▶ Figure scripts

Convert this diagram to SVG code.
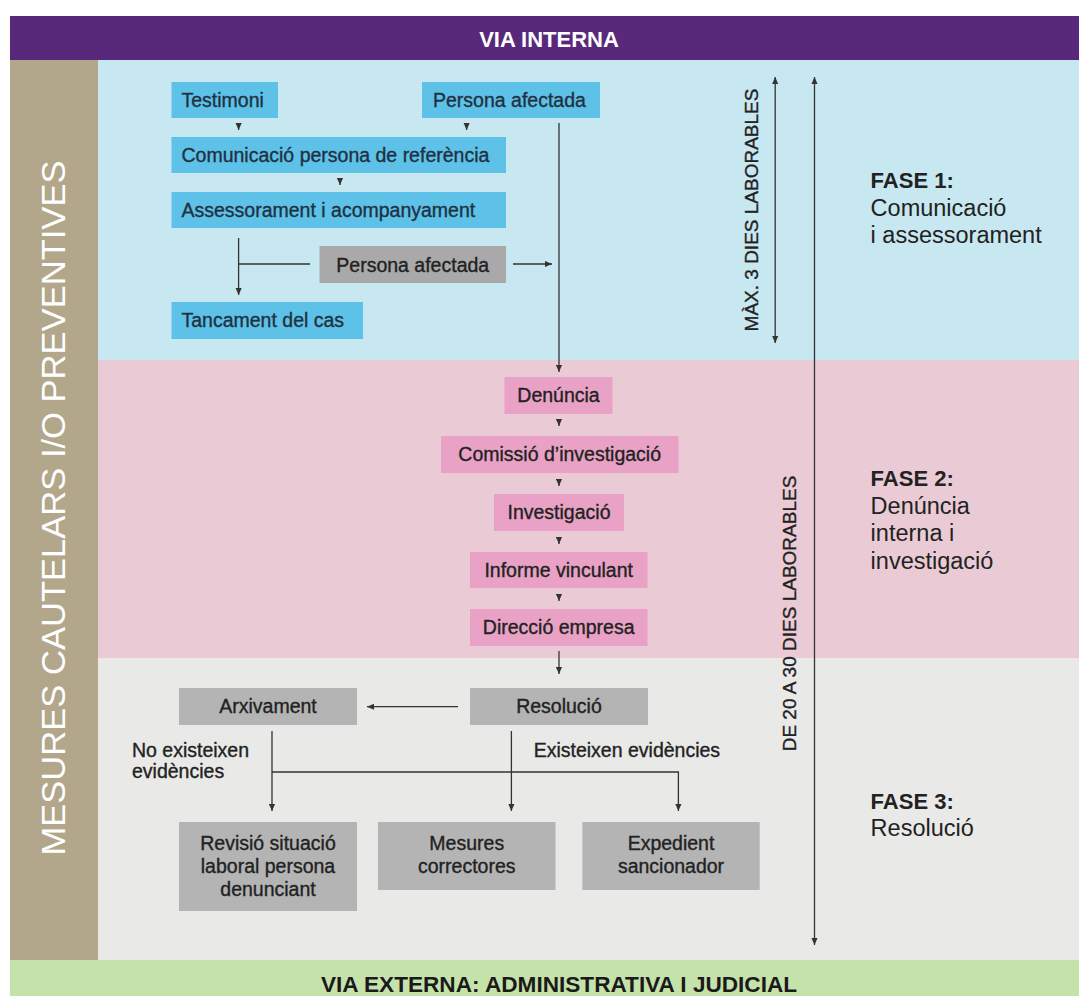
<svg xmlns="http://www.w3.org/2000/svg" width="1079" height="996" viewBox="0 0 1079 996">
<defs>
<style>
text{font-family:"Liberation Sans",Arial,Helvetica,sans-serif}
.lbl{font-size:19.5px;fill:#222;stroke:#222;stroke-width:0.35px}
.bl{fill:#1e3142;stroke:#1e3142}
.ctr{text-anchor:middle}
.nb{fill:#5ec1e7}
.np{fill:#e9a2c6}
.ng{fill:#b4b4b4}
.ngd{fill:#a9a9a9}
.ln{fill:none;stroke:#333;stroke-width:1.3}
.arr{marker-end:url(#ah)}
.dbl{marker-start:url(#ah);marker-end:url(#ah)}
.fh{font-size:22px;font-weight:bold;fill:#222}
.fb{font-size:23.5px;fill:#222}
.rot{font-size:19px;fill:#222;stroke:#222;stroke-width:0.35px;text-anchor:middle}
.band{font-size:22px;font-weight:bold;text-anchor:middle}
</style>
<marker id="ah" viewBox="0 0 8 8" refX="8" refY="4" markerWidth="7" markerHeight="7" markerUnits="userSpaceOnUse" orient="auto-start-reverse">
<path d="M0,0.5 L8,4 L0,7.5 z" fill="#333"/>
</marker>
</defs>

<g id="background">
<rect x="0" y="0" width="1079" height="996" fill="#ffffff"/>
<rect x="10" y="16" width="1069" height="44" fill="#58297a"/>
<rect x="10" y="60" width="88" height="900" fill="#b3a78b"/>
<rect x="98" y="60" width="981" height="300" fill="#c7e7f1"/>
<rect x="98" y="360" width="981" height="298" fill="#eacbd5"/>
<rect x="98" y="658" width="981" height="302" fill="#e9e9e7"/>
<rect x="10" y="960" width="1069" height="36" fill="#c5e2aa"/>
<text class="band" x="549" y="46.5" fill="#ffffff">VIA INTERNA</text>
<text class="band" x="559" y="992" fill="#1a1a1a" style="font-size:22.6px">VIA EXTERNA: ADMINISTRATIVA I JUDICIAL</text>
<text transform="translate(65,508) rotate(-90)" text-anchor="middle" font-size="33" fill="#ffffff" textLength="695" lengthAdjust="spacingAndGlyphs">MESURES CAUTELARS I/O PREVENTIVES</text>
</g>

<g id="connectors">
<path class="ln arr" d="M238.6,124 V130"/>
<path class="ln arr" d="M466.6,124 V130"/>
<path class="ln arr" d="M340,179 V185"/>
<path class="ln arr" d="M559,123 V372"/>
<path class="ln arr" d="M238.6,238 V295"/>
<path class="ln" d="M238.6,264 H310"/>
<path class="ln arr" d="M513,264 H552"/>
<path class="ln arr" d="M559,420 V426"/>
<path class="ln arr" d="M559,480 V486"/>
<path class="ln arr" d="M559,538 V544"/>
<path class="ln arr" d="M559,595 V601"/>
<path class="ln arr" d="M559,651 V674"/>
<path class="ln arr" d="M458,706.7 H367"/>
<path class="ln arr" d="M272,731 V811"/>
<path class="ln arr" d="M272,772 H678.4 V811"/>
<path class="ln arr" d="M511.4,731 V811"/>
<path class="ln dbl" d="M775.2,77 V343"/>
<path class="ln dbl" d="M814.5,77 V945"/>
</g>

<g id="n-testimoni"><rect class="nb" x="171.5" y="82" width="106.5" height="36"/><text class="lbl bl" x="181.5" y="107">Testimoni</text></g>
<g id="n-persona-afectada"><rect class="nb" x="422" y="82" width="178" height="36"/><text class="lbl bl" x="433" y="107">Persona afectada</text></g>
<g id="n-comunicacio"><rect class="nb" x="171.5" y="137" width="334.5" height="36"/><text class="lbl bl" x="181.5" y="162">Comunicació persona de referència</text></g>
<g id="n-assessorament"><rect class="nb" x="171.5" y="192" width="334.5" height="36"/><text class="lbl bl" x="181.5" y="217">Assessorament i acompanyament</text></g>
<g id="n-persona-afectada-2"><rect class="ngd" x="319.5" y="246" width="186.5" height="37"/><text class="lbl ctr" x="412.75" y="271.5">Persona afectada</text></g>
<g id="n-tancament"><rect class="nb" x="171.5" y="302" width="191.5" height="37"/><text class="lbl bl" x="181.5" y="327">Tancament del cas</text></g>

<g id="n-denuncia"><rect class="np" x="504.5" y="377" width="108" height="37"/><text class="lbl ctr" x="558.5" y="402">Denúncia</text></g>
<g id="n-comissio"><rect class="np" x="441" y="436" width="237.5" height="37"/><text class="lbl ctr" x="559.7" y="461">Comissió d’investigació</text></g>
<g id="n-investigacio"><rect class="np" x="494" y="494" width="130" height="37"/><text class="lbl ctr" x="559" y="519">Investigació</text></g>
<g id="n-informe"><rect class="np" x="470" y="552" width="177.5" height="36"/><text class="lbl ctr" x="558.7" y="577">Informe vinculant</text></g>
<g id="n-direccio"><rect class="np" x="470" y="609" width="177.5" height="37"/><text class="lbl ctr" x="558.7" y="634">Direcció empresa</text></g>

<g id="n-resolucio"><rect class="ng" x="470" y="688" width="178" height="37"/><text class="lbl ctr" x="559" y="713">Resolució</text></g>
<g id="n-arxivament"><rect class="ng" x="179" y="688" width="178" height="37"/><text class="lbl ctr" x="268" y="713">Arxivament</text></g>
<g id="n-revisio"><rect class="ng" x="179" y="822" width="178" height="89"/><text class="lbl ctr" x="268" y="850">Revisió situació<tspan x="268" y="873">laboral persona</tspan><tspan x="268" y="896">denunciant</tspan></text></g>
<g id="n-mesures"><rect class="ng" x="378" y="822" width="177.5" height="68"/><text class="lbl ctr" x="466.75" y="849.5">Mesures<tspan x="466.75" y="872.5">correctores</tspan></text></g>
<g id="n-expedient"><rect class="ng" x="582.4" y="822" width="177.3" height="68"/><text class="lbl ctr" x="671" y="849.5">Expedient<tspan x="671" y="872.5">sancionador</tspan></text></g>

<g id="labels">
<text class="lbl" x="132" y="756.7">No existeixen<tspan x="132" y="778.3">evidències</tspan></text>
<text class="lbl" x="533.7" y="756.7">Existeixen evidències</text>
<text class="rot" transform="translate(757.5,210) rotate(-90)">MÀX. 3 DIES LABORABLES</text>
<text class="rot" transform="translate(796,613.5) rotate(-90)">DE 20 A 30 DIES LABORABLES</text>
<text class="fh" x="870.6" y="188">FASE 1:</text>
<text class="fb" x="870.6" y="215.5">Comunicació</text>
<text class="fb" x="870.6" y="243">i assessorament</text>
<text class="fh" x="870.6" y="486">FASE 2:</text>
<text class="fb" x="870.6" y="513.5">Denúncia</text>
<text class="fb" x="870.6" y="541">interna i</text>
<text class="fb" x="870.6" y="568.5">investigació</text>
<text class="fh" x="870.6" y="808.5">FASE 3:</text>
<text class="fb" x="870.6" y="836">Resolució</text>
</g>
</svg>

...

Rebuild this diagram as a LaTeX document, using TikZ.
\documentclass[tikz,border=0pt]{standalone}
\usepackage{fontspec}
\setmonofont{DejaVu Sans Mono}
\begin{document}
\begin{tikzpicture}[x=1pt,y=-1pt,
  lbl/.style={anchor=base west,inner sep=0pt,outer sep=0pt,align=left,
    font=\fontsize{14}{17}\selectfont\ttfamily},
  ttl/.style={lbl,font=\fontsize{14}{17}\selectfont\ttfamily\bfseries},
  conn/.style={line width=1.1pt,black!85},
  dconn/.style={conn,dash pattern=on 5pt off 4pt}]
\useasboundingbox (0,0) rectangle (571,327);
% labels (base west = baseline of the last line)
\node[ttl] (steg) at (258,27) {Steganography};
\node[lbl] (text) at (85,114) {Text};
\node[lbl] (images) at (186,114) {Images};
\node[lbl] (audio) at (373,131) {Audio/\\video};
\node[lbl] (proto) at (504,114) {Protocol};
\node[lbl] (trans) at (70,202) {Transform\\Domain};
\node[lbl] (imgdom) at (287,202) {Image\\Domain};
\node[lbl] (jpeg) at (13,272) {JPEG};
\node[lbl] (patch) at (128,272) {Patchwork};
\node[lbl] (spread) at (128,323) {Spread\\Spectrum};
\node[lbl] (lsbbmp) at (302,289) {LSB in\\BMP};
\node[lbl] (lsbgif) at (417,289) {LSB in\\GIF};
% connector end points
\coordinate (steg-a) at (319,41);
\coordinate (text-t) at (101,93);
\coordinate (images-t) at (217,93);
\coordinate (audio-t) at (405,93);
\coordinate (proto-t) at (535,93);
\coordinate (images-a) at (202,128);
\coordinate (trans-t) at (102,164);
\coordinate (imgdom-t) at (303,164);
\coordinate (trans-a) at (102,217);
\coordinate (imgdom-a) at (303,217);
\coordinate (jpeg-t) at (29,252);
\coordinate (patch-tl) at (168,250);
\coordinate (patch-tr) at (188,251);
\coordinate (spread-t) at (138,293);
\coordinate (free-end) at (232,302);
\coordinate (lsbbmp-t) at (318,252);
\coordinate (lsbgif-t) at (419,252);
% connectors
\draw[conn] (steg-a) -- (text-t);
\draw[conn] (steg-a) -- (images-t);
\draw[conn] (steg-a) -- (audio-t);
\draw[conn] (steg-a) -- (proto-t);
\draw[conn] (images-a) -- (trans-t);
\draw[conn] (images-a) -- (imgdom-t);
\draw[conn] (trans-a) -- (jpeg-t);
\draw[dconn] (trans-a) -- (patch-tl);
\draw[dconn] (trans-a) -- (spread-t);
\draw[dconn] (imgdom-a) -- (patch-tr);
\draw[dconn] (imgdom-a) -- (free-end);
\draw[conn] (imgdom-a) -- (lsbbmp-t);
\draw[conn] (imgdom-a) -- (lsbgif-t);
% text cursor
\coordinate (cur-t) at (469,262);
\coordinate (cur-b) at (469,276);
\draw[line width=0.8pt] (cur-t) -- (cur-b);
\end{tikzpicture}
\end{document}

▶ Exercise description
Search the records for the string "this" and return every line in which it occurs.

▶ Completed task
Convert this diagram to SVG code.
Rebuild this diagram as a LaTeX document, using TikZ.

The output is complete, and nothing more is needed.